**** SUPPLIED INFORMATION ****

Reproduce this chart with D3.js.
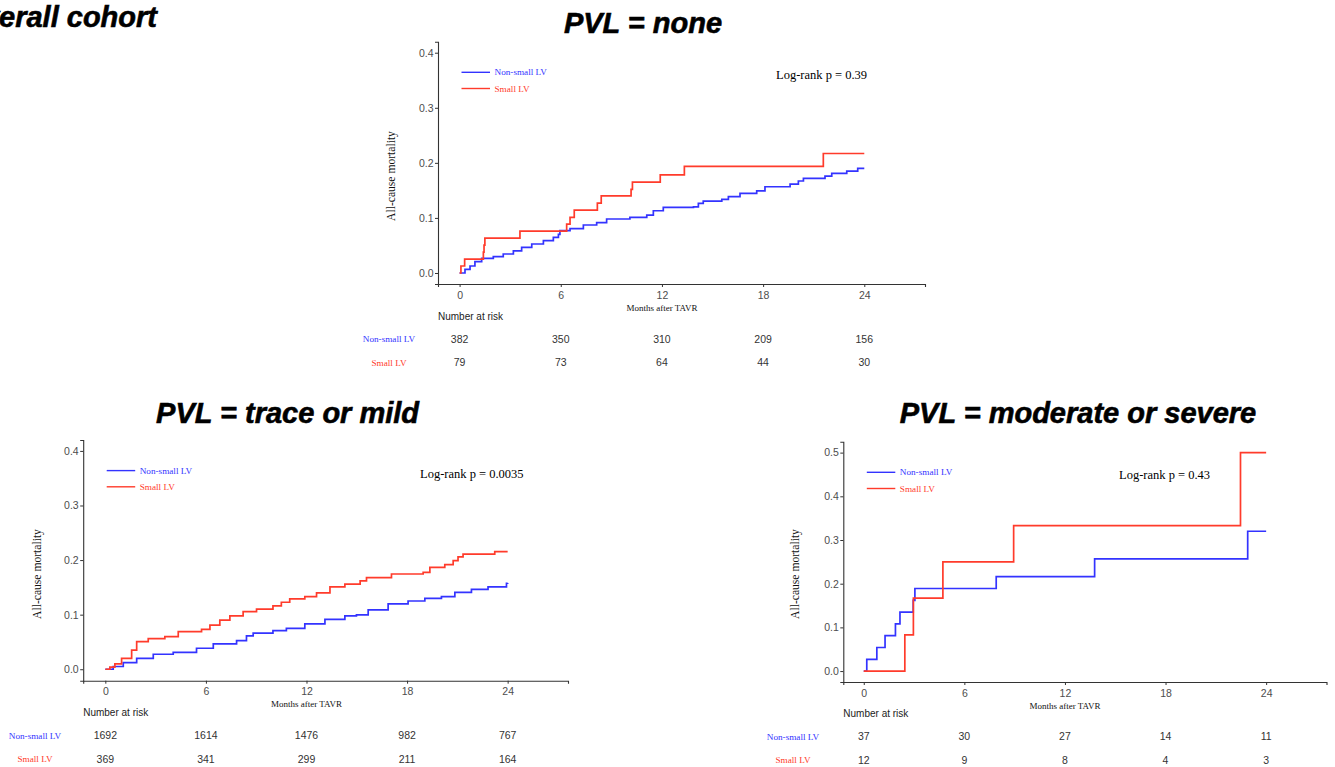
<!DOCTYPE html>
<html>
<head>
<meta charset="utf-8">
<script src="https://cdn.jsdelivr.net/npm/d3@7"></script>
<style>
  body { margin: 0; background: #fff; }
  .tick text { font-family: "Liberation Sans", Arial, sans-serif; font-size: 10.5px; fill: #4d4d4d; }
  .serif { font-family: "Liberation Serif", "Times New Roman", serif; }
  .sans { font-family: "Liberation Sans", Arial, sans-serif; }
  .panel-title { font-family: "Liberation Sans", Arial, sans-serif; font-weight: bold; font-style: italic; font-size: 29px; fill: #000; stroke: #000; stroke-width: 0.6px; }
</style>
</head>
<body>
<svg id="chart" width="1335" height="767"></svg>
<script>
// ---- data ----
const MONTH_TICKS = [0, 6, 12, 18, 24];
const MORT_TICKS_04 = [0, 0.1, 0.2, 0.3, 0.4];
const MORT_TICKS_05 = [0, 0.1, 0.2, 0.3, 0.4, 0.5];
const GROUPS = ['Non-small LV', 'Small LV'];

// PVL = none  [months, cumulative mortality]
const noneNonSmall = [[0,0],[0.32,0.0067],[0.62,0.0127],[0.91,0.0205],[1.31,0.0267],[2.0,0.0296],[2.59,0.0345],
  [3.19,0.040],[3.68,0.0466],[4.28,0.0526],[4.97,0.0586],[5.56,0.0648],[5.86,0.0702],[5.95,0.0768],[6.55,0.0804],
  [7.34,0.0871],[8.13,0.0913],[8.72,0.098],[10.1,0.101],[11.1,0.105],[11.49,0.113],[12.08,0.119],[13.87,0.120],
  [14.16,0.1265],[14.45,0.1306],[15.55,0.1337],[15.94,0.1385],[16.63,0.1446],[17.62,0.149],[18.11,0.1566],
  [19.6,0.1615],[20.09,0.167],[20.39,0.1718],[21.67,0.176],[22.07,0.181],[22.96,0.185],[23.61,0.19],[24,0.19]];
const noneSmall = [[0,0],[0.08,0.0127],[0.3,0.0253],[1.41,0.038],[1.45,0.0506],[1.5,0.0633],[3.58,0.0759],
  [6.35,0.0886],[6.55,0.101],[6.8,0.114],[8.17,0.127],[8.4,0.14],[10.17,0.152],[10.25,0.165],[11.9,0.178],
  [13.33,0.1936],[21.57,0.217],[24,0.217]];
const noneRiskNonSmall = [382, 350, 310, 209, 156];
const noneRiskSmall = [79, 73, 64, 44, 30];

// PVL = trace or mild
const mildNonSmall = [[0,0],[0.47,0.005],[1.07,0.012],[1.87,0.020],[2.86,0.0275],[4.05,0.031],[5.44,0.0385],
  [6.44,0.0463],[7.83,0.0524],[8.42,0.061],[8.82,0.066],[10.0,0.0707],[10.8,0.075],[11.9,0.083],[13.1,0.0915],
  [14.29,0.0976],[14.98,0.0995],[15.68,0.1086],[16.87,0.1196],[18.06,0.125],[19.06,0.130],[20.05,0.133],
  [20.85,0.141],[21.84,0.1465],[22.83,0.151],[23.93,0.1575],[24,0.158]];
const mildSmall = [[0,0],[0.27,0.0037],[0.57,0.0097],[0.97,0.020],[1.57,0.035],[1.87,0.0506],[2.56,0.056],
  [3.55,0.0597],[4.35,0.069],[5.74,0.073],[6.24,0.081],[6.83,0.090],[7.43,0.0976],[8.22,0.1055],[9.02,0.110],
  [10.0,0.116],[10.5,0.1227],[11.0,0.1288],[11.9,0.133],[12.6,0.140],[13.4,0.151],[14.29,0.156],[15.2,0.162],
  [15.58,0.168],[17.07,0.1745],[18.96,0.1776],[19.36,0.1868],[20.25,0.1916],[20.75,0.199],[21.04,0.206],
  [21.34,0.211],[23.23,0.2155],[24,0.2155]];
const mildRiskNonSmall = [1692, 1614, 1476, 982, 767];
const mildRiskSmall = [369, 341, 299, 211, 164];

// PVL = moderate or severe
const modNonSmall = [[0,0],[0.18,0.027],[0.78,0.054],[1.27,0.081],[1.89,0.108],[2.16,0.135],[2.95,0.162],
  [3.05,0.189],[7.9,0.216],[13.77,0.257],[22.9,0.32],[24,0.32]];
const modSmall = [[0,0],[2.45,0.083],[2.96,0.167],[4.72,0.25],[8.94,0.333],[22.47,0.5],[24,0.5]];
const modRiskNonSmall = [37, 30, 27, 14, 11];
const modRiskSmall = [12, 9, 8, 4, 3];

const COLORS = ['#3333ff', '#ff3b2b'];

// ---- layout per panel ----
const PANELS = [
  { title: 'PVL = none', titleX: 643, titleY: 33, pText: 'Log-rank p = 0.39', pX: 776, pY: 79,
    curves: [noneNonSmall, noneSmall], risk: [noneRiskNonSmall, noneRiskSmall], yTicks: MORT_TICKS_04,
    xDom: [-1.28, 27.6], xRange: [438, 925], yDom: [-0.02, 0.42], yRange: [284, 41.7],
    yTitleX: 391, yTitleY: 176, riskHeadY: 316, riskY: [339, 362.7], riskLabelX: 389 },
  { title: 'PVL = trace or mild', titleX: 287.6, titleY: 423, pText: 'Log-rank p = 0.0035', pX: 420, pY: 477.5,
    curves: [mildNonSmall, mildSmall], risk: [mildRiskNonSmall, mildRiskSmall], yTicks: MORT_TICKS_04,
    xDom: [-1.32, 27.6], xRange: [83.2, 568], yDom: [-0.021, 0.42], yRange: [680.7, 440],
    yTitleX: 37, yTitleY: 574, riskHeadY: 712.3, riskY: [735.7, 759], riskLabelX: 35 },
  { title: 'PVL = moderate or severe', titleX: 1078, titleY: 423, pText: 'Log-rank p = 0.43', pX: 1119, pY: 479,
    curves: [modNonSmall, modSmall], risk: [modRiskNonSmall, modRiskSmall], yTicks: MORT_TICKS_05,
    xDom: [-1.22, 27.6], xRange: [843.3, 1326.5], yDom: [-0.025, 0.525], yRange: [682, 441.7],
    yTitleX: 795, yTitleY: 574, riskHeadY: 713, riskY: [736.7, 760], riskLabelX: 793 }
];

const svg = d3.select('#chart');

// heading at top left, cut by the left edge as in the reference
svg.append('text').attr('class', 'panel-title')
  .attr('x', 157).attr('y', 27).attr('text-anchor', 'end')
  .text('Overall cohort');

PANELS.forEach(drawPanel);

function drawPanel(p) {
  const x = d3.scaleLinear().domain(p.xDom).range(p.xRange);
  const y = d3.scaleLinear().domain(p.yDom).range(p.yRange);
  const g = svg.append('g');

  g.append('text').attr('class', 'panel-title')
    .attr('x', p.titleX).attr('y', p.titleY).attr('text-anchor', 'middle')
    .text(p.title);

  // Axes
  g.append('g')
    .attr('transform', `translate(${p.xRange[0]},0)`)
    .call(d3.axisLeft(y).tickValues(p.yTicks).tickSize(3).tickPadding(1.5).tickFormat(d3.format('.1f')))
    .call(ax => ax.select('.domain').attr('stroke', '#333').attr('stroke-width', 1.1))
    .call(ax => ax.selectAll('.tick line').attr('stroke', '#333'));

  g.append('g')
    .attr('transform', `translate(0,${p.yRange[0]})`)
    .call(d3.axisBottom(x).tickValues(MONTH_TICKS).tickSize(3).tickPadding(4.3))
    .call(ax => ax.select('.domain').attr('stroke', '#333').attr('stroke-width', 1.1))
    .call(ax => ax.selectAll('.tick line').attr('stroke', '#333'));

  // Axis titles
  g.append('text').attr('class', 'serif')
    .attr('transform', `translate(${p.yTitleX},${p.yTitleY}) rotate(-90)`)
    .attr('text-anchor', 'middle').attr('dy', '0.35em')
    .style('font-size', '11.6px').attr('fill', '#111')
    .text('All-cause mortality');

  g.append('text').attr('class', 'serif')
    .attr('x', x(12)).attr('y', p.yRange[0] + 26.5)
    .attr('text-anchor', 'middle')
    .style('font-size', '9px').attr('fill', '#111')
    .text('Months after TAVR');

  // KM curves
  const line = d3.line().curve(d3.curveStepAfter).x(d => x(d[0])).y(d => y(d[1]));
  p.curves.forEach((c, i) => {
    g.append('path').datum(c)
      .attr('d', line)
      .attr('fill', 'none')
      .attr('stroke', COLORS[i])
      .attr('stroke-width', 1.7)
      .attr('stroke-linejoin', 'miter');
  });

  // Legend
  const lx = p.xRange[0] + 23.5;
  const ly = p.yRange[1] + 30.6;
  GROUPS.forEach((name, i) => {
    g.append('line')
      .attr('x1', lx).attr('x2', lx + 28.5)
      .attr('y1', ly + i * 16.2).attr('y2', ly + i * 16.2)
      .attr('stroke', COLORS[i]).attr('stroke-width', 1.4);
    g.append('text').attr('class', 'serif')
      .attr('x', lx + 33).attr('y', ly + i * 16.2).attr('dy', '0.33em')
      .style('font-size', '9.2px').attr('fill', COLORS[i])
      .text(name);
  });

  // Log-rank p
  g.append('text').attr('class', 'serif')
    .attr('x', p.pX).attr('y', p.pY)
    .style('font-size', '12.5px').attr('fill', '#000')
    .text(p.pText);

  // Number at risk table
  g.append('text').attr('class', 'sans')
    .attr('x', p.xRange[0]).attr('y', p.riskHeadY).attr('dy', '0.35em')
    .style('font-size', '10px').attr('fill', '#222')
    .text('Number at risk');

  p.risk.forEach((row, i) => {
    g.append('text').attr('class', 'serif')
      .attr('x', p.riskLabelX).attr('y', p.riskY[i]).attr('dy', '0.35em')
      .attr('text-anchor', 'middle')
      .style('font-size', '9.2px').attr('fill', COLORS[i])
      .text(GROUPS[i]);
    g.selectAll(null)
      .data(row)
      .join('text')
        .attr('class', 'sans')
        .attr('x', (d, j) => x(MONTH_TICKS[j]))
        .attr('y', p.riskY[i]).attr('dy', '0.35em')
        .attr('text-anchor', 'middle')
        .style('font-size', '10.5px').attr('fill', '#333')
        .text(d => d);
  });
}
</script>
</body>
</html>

****

| OBJECTIVE |
Extract all lines that hold the word "chart".

| THE COMPLETED TASK |
Reproduce this chart with D3.js.
<svg id="chart" width="1335" height="767"></svg>
const svg = d3.select('#chart');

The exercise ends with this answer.